Regardless of the available personnel -- let’s not forget that Derrick Rose refused to rule out returning in the playoffs -- the Bulls will be prepared for whoever they face, whenever they play them.
“Well, I don’t think you can ever underestimate how important that is because I think that’s where your intensity comes from. Knowing your opponent well, concentrating, giving maximum effort,” Thibodeau said. “The thing that makes the playoffs for everybody so exciting is the fact that you’re playing the same team over and over again. That makes it even, I think, more competitive, and that’s what makes the playoffs so great for the NBA.
“Whatever it is, we’ve got to be ready and that’s the challenge of the NBA. Sometimes the schedule’s in your favor, sometimes it’s not.
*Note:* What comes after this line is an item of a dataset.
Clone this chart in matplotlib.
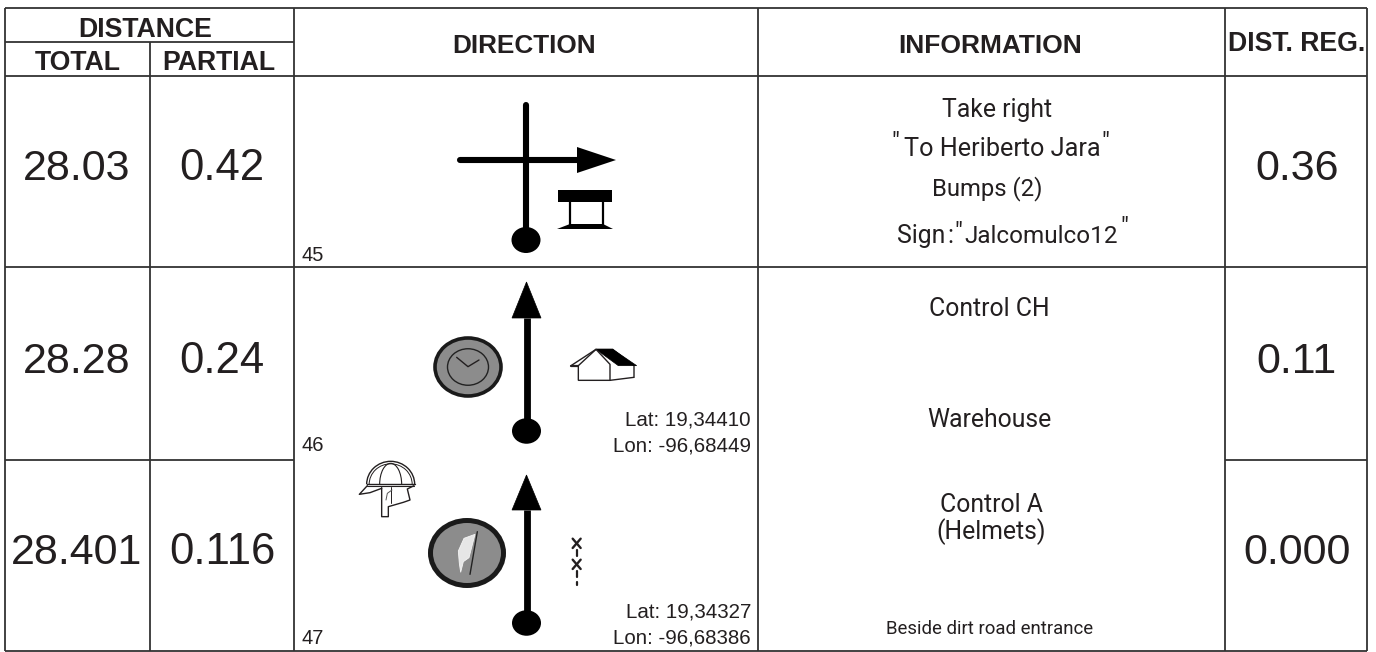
import matplotlib
matplotlib.use('Agg')
import matplotlib.pyplot as plt
from matplotlib.patches import Ellipse, Polygon, Rectangle, Arc

# table contents
headers = ['DIRECTION', 'INFORMATION', 'DIST. REG.']
sub_headers = ['TOTAL', 'PARTIAL']
total_dist = ['28.03', '28.28', '28.401']
partial_dist = ['0.42', '0.24', '0.116']
reg_dist = ['0.36', '0.11', '0.000']
row_numbers = ['45', '46', '47']
latitudes = ['Lat: 19,34410', 'Lat: 19,34327']
longitudes = ['Lon: -96,68449', 'Lon: -96,68386']

INK = '#231f20'
LINE = '#333333'
SANS = 'Liberation Sans'

fig = plt.figure(figsize=(13.76, 6.52), dpi=100)
ax = fig.add_axes([0, 0, 1, 1])
ax.set_xlim(0, 1376)
ax.set_ylim(652, 0)
ax.axis('off')


def hline(y, x0, x1):
    ax.plot([x0, x1], [y, y], color=LINE, lw=1.3, solid_capstyle='butt')


def vline(x, y0, y1):
    ax.plot([x, x], [y0, y1], color=LINE, lw=1.3, solid_capstyle='butt')


def z(pts):
    return [(290 + a / 3, 265 + b / 3) for a, b in pts]


def zline(pts, lw=1.0, color=INK):
    xy = z(pts)
    ax.plot([p[0] for p in xy], [p[1] for p in xy], color=color, lw=lw,
            solid_capstyle='round', solid_joinstyle='round')


def arrow_up(x, tip, base, dot):
    ax.add_patch(Polygon([(x, tip), (x - 14.5, base), (x + 14.5, base)], fc='black', ec='black', lw=0.5))
    ax.plot([x, x], [base, dot], color='black', lw=4.9, solid_capstyle='butt')
    ax.add_patch(Ellipse((x, dot), 29, 25.5, fc='black', ec='none'))


# grid
for y in [8, 76, 267, 651]:
    hline(y, 5, 1367)
hline(42, 5, 294)
hline(460, 5, 294)
hline(460, 1225, 1367)
for x in [5, 294, 758, 1225, 1367]:
    vline(x, 8, 651)
vline(150, 42, 651)

# header
head = dict(fontweight='bold', family=SANS, color=INK, ha='center', va='center')
ax.text(145, 30, 'DISTANCE', fontsize=19.2, **head)
ax.text(77.5, 63, sub_headers[0], fontsize=19.2, **head)
ax.text(218.5, 63, sub_headers[1], fontsize=19.2, **head)
ax.text(524, 46, headers[0], fontsize=18.8, **head)
ax.text(990, 46, headers[1], fontsize=19, **head)
ax.text(1297, 44, headers[2], fontsize=19.2, **head)

# distances
baselines = [180, 373, 564]
for i, base in enumerate(baselines):
    ax.text(77, base, total_dist[i], fontsize=31, family=SANS, color=INK, ha='center', va='baseline')
    ax.text(222, base, partial_dist[i], fontsize=31.5, family=SANS, color=INK, ha='center', va='baseline')
    ax.text(1297, base, reg_dist[i], fontsize=31, family=SANS, color=INK, ha='center', va='baseline')

# row numbers and coordinates
for num, y in zip(row_numbers, [261, 451, 644]):
    ax.text(302, y, num, fontsize=14.5, family=SANS, color=INK, ha='left', va='baseline')
for i, y in enumerate([426, 617]):
    ax.text(751, y, latitudes[i], fontsize=14.8, family=SANS, color=INK, ha='right', va='baseline')
    ax.text(751, y + 26, longitudes[i], fontsize=14.8, family=SANS, color=INK, ha='right', va='baseline')

# row 45: turn right with a bridge symbol
ax.plot([526, 526], [105, 240], color='black', lw=4.4, solid_capstyle='round')
ax.add_patch(Ellipse((526, 240), 29, 26, fc='black', ec='none'))
ax.plot([460, 580], [160, 160], color='black', lw=4.4, solid_capstyle='round')
ax.add_patch(Polygon([(577, 147), (616, 160), (577, 173)], fc='black', ec='none'))
ax.add_patch(Rectangle((558, 190), 54, 12, fc='black', ec='none'))
ax.plot([570, 570], [202, 226], color='black', lw=1.6)
ax.plot([603, 603], [202, 226], color='black', lw=1.6)
ax.add_patch(Polygon([(557, 229), (570, 224), (603, 224), (613, 229)], fc='black', ec='none'))

# row 46: arrow, clock, house
arrow_up(526.5, 282, 318, 431)
ax.add_patch(Ellipse((468, 367), 66, 58, fc='#8c8c8c', ec='#1a1a1a', lw=2.6))
ax.add_patch(Ellipse((468, 367), 41, 36.5, fc='none', ec='#222222', lw=1.0))
zline([(500, 277), (534, 305), (567, 285)], lw=1.0)
ax.add_patch(Polygon(z([(865, 302), (865, 346), (960, 346), (1032, 337), (1032, 302), (968, 253), (918, 253)]),
                     fc='white', ec=INK, lw=1.0))
ax.add_patch(Polygon(z([(918, 253), (968, 253), (1040, 302), (985, 302)]), fc='black', ec='black', lw=0.5))
zline([(843, 302), (918, 253), (960, 298), (960, 346)], lw=1.0)
zline([(843, 302), (865, 302)], lw=1.6)

# row 47: arrow, flag control, helmet, fence
arrow_up(526.5, 475, 510, 623)
ax.add_patch(Ellipse((467, 553), 73, 65, fc='#8c8c8c', ec='#1a1a1a', lw=3.6))
ax.add_patch(Polygon(z([(555, 808), (522, 820), (505, 858), (508, 895), (512, 922), (520, 890), (537, 878)]),
                     fc='#e6e6e6', ec='#f5f5f5', lw=0.6))
zline([(562, 800), (540, 928)], lw=1.0, color='#222222')

dome = z([(302, 658)])[0]
ax.add_patch(Arc(dome, 48, 46, theta1=180, theta2=360, color=INK, lw=1.0))
ax.add_patch(Arc(dome, 43, 41, theta1=180, theta2=360, color=INK, lw=0.7))
ax.add_patch(Arc(dome, 22, 42, theta1=180, theta2=360, color=INK, lw=0.8))
zline([(230, 658), (375, 658)], lw=1.0)
zline([(232, 664), (372, 664)], lw=0.8)
zline([(232, 662), (208, 688), (240, 683), (275, 670)], lw=1.0)
zline([(275, 668), (275, 755), (295, 755), (295, 725), (340, 712), (360, 705), (352, 672), (372, 662)], lw=1.0)
zline([(303, 665), (303, 715)], lw=0.7)
zline([(288, 705), (292, 685), (306, 675)], lw=0.7, color='#555555')

# fence
for yz in [835, 898]:
    zline([(848, yz - 14), (872, yz + 14)], lw=1.7)
    zline([(872, yz - 14), (848, yz + 14)], lw=1.7)
zline([(860, 856), (860, 874)], lw=1.6)
zline([(860, 918), (860, 935)], lw=1.6)
zline([(860, 950), (860, 960)], lw=1.6)

# information column
info = dict(family='Roboto', color=INK, va='baseline')
ax.text(997, 117, 'Take right', fontsize=17.8, ha='center', **info)
ax.text(1002, 156, 'To Heriberto Jara', fontsize=18.2, ha='center', **info)
ax.text(895, 150, '"', fontsize=17.8, ha='center', **info)
ax.text(1105, 150, '"', fontsize=17.8, ha='center', **info)
ax.text(987, 195, 'Bumps (2)', fontsize=17.2, ha='center', **info)
ax.text(897, 243, 'Sign', fontsize=17.8, ha='left', **info)
ax.text(950, 243, ':', fontsize=17.8, ha='center', **info)
ax.text(964, 243, 'Jalcomulco12', fontsize=17.5, ha='left', **info)
ax.text(958, 240, '"', fontsize=17.8, ha='center', **info)
ax.text(1124, 235, '"', fontsize=17.8, ha='center', **info)
ax.text(989, 316, 'Control CH', fontsize=17.8, ha='center', **info)
ax.text(989, 427, 'Warehouse', fontsize=17.8, ha='center', **info)
ax.text(991, 512, 'Control A', fontsize=17.8, ha='center', **info)
ax.text(991, 539, '(Helmets)', fontsize=17.8, ha='center', **info)
ax.text(990, 634, 'Beside dirt road entrance', fontsize=13.4, ha='center', **info)

fig.savefig('out.png', dpi=100)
You can’t sidetracked. When they tell you that’s when you’re going, you’ve got to be ready at that time and hopefully, during the course of the season, you’re preparing yourself for that.”
Indeed, if the NBA schedules the Bulls’ postseason opener for next Saturday, at midnight, on the roof of their opponents’ arena, Thibodeau will be instructing his players to get the ladders.